§ **STATED EXERCISE**:
Leave out all pictures and give back precisely the lines from the line with "Write the matplotlib code for this chart." to the line with "yticks = [-0.0018, -0.0016, -0.0014, -0.0012]", including those two lines.

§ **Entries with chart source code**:
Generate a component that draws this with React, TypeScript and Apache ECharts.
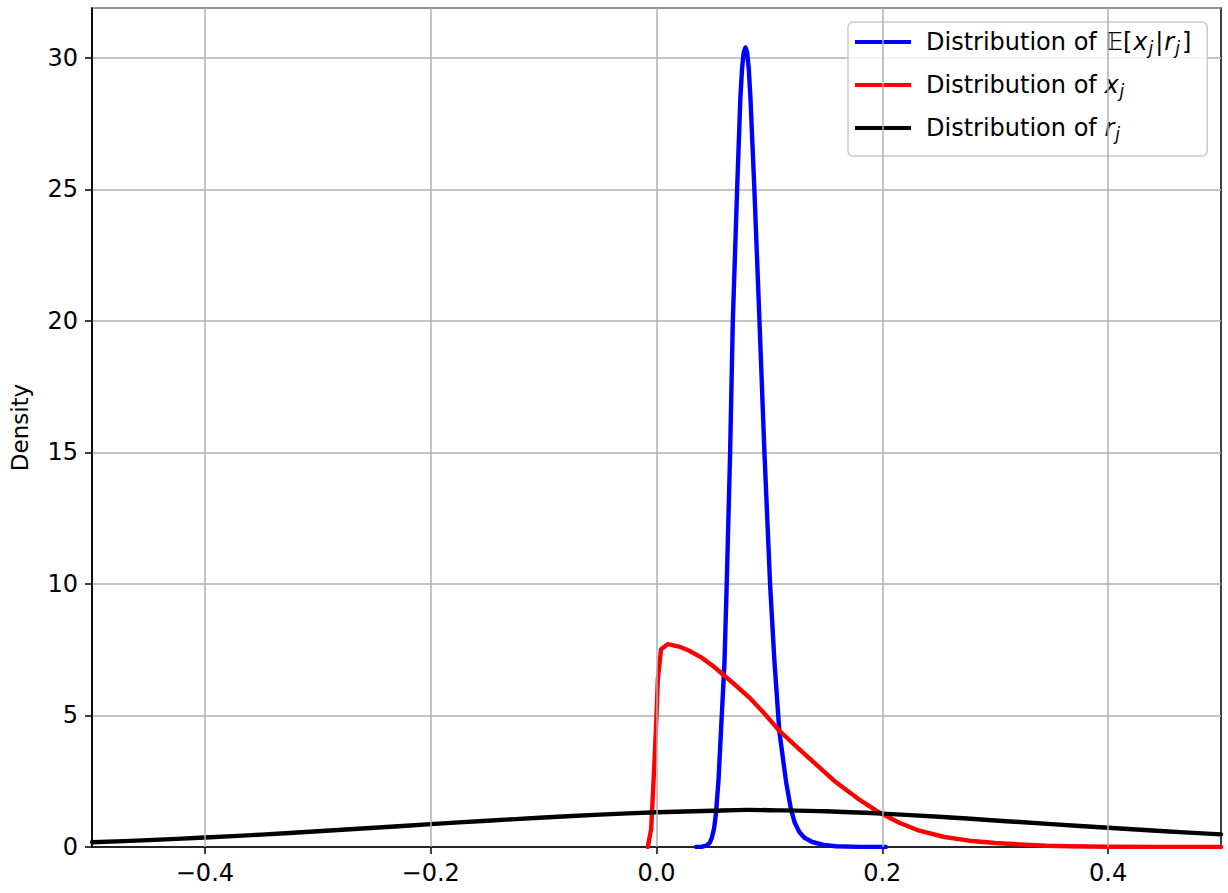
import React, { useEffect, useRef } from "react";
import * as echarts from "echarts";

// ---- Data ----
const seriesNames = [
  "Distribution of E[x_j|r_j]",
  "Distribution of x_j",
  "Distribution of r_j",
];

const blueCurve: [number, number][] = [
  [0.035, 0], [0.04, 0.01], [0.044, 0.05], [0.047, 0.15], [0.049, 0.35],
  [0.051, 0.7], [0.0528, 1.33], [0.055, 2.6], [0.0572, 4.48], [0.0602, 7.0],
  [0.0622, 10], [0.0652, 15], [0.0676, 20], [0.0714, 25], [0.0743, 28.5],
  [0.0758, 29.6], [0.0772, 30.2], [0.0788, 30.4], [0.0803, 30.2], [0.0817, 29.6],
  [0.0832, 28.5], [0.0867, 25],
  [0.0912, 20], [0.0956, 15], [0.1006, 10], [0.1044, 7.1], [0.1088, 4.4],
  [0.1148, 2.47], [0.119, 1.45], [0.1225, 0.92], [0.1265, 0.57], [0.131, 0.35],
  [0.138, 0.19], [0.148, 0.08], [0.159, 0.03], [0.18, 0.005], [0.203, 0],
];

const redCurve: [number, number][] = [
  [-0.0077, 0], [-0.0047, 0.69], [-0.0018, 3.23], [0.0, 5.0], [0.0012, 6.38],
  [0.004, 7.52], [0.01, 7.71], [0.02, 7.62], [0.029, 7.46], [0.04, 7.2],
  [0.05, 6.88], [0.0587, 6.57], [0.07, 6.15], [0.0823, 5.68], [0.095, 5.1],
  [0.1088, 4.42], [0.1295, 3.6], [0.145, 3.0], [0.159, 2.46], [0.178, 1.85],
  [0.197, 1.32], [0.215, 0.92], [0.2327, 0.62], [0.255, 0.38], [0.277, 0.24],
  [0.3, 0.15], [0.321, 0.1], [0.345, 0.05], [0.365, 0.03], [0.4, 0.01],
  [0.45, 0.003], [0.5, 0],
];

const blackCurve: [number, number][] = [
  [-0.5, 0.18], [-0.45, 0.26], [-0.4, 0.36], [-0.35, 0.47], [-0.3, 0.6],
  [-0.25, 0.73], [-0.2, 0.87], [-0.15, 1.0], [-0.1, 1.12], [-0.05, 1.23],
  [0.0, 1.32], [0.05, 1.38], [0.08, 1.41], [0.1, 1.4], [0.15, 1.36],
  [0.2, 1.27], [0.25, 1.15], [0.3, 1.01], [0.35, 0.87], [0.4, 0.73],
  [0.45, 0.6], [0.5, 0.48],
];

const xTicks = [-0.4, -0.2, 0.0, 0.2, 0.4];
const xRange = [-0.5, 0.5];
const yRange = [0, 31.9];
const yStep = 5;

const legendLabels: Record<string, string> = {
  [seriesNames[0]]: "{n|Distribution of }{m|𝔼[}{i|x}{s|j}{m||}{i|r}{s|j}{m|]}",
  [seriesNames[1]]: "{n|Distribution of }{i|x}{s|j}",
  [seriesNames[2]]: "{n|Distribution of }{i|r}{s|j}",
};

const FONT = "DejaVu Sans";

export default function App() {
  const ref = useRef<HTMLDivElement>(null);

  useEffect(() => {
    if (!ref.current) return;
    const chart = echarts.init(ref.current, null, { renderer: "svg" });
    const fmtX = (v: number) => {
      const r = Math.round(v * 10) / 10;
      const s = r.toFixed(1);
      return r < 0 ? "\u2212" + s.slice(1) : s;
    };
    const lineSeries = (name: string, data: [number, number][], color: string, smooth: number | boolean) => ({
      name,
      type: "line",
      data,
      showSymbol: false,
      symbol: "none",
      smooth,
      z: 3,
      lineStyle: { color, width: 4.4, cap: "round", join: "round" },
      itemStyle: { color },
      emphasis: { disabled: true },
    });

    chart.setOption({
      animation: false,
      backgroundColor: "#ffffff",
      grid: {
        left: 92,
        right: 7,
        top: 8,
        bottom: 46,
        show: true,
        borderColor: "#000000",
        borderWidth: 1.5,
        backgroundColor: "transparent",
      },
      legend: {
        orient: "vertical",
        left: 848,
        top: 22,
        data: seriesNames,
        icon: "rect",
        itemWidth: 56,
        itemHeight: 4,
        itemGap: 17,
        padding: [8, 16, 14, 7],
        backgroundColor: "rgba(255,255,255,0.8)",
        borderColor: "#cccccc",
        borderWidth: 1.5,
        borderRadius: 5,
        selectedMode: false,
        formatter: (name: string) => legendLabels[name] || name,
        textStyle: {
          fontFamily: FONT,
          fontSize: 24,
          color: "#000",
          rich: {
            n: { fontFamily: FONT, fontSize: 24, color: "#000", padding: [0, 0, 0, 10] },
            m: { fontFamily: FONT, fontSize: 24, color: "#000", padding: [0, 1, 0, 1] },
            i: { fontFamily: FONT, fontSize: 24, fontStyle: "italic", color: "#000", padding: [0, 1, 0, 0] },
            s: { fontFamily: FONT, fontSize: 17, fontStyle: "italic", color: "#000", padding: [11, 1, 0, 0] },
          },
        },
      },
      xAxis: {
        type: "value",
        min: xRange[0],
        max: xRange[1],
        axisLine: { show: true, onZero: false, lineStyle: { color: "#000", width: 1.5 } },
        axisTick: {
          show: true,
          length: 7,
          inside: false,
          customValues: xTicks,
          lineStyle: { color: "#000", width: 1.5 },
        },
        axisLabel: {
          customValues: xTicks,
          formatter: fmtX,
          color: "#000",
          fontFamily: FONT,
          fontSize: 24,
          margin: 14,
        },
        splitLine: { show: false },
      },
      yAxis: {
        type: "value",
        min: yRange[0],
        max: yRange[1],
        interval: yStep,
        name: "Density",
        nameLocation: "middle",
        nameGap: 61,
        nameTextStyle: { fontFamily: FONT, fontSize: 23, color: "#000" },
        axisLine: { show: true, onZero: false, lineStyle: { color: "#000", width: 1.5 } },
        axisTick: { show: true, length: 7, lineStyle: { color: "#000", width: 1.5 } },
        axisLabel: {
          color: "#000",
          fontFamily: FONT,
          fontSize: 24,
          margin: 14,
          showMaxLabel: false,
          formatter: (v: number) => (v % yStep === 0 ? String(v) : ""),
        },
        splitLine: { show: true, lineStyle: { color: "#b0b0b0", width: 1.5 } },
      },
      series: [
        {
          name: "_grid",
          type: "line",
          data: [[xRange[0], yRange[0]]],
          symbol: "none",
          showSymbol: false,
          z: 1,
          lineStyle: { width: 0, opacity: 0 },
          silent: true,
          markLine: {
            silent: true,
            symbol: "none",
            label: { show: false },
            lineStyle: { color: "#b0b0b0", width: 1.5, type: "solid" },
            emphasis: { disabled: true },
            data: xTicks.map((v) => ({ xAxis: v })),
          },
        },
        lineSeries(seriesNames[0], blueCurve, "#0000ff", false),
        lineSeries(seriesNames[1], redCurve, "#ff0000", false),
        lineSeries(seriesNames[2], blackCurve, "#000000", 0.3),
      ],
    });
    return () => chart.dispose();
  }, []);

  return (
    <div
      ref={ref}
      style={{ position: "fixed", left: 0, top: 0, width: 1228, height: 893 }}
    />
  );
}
--
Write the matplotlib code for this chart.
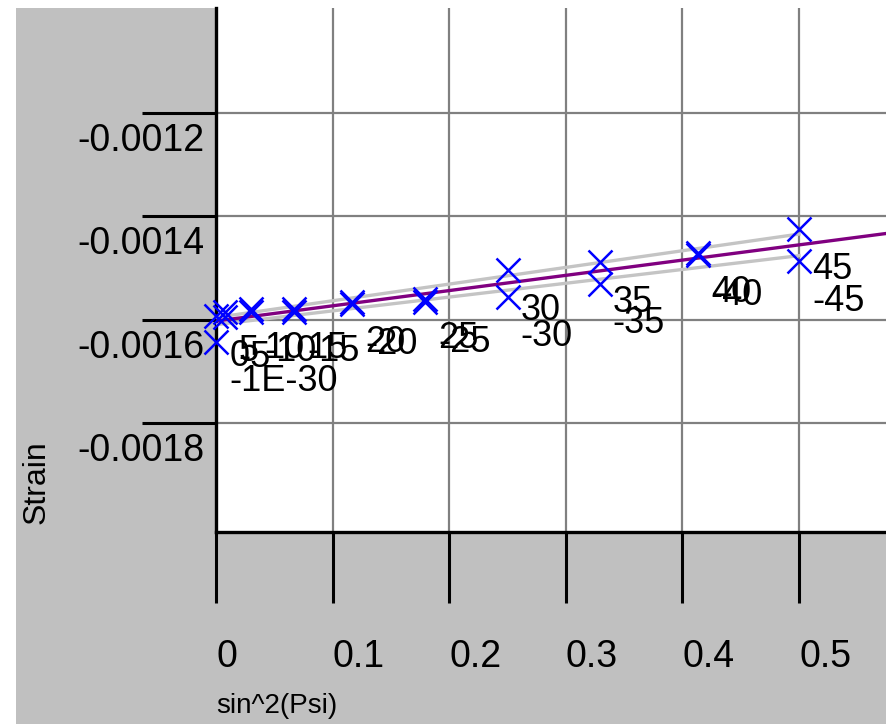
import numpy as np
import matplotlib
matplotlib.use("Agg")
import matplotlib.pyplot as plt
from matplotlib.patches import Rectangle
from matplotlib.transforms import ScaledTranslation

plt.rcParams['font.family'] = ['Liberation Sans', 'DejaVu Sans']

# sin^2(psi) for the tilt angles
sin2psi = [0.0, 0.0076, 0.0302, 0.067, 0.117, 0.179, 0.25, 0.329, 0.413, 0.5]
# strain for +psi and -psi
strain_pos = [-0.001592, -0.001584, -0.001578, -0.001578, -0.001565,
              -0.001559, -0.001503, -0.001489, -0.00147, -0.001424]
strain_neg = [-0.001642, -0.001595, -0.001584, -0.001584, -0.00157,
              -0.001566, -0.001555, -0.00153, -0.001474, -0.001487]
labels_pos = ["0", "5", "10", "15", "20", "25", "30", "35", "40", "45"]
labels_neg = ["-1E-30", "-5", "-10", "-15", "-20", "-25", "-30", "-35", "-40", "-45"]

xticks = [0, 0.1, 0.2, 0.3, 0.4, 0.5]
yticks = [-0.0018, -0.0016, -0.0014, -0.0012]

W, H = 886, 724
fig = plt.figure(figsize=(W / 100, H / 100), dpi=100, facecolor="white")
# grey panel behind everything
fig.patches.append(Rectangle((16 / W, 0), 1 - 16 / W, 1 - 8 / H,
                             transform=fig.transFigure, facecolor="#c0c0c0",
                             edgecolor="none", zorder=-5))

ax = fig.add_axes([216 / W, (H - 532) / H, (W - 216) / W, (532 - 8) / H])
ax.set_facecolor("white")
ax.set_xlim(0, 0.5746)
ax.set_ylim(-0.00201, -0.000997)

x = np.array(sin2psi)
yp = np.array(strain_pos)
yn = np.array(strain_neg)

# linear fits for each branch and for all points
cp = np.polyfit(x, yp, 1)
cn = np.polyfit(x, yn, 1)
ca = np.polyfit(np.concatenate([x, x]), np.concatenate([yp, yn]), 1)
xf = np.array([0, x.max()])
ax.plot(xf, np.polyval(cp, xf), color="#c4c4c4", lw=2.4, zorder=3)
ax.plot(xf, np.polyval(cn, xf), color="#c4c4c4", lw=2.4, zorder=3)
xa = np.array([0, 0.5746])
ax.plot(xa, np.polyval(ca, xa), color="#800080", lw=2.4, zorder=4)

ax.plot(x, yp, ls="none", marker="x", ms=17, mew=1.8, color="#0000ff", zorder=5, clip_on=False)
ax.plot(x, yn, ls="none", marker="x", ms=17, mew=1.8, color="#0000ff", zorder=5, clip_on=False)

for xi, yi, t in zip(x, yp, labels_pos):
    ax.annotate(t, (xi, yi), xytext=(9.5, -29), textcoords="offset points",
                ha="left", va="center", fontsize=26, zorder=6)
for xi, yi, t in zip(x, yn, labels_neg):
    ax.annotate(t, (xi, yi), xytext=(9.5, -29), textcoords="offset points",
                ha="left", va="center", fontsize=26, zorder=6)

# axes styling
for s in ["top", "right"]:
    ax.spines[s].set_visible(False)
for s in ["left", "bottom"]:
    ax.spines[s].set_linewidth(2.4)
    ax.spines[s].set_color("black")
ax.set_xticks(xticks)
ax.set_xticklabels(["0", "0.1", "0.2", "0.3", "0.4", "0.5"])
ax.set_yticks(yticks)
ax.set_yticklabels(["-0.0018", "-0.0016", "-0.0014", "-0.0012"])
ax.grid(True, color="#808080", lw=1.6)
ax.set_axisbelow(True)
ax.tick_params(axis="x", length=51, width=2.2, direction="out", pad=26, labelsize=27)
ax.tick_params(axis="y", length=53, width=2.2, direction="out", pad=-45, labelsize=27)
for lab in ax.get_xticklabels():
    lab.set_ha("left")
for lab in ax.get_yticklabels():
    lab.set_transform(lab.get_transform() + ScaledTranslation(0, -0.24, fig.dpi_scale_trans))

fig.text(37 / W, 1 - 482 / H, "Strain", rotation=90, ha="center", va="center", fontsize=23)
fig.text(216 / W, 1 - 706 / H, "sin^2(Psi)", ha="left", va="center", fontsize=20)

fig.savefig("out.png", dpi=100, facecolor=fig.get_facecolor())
* * *
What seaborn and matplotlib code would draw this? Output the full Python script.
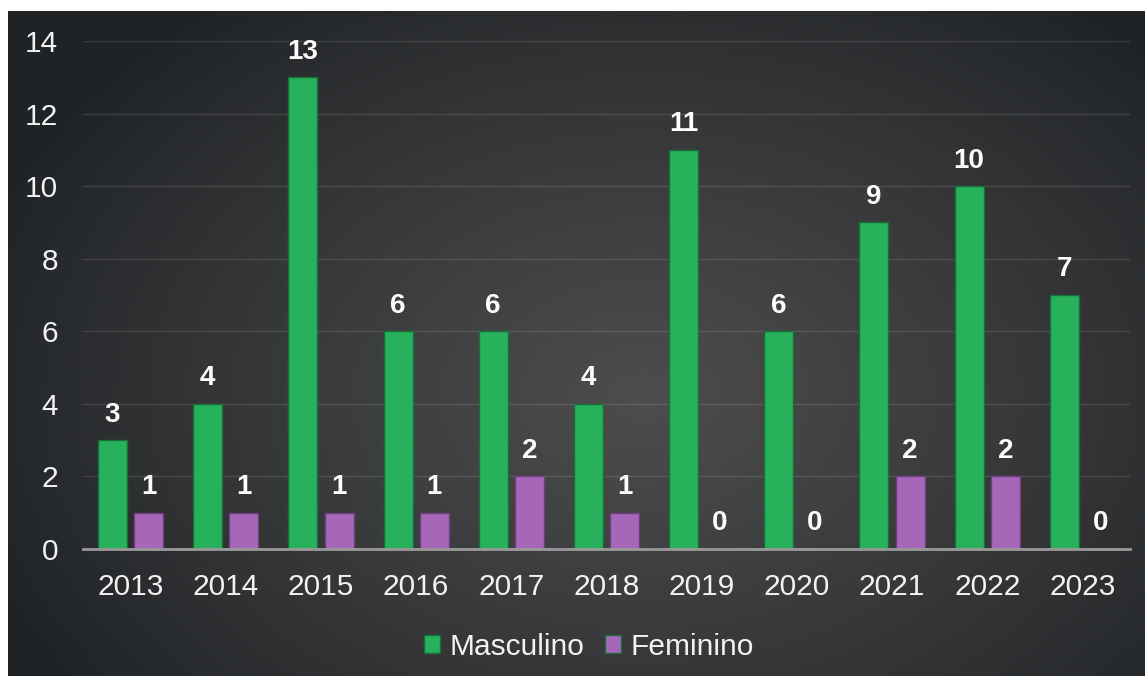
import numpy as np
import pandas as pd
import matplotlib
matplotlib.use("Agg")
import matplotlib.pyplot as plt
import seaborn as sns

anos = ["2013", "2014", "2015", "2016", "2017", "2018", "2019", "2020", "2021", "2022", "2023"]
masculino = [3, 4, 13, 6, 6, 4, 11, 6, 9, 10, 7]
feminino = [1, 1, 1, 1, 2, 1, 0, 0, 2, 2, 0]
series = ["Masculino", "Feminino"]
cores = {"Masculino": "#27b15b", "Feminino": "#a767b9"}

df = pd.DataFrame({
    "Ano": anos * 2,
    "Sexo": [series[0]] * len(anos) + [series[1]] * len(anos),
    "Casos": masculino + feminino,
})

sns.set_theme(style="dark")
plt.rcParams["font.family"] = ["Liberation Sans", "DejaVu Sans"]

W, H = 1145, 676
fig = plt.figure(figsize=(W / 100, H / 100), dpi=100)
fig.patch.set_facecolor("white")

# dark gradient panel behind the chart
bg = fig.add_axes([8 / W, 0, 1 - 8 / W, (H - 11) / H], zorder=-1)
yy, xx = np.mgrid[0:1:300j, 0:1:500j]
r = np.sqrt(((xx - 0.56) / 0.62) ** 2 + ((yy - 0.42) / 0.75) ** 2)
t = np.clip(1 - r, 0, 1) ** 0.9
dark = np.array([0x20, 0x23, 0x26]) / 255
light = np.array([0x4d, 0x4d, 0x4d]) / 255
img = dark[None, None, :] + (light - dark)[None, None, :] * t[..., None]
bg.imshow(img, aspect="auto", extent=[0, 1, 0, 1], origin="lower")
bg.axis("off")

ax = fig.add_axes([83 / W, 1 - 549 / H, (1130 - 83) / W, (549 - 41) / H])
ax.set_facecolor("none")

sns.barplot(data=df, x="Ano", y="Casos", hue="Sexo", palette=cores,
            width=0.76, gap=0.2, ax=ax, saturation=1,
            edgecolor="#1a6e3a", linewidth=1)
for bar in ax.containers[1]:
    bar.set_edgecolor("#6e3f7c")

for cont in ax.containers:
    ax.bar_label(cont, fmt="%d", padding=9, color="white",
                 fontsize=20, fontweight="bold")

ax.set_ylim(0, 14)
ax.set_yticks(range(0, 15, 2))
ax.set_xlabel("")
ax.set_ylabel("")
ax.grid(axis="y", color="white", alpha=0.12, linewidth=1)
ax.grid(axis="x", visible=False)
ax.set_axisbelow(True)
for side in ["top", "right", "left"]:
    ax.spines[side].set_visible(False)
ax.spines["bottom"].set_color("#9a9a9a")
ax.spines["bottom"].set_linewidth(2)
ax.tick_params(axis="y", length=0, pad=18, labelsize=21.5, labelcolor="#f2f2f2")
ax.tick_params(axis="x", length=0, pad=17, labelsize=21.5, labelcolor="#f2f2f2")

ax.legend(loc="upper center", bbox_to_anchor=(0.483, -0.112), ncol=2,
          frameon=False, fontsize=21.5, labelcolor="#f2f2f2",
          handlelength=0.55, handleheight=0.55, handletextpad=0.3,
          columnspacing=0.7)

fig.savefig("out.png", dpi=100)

§ **FINISHED TASK**:
Write the matplotlib code for this chart.
import numpy as np
import matplotlib
matplotlib.use("Agg")
import matplotlib.pyplot as plt
from matplotlib.patches import Rectangle
from matplotlib.transforms import ScaledTranslation

plt.rcParams['font.family'] = ['Liberation Sans', 'DejaVu Sans']

# sin^2(psi) for the tilt angles
sin2psi = [0.0, 0.0076, 0.0302, 0.067, 0.117, 0.179, 0.25, 0.329, 0.413, 0.5]
# strain for +psi and -psi
strain_pos = [-0.001592, -0.001584, -0.001578, -0.001578, -0.001565,
              -0.001559, -0.001503, -0.001489, -0.00147, -0.001424]
strain_neg = [-0.001642, -0.001595, -0.001584, -0.001584, -0.00157,
              -0.001566, -0.001555, -0.00153, -0.001474, -0.001487]
labels_pos = ["0", "5", "10", "15", "20", "25", "30", "35", "40", "45"]
labels_neg = ["-1E-30", "-5", "-10", "-15", "-20", "-25", "-30", "-35", "-40", "-45"]

xticks = [0, 0.1, 0.2, 0.3, 0.4, 0.5]
yticks = [-0.0018, -0.0016, -0.0014, -0.0012]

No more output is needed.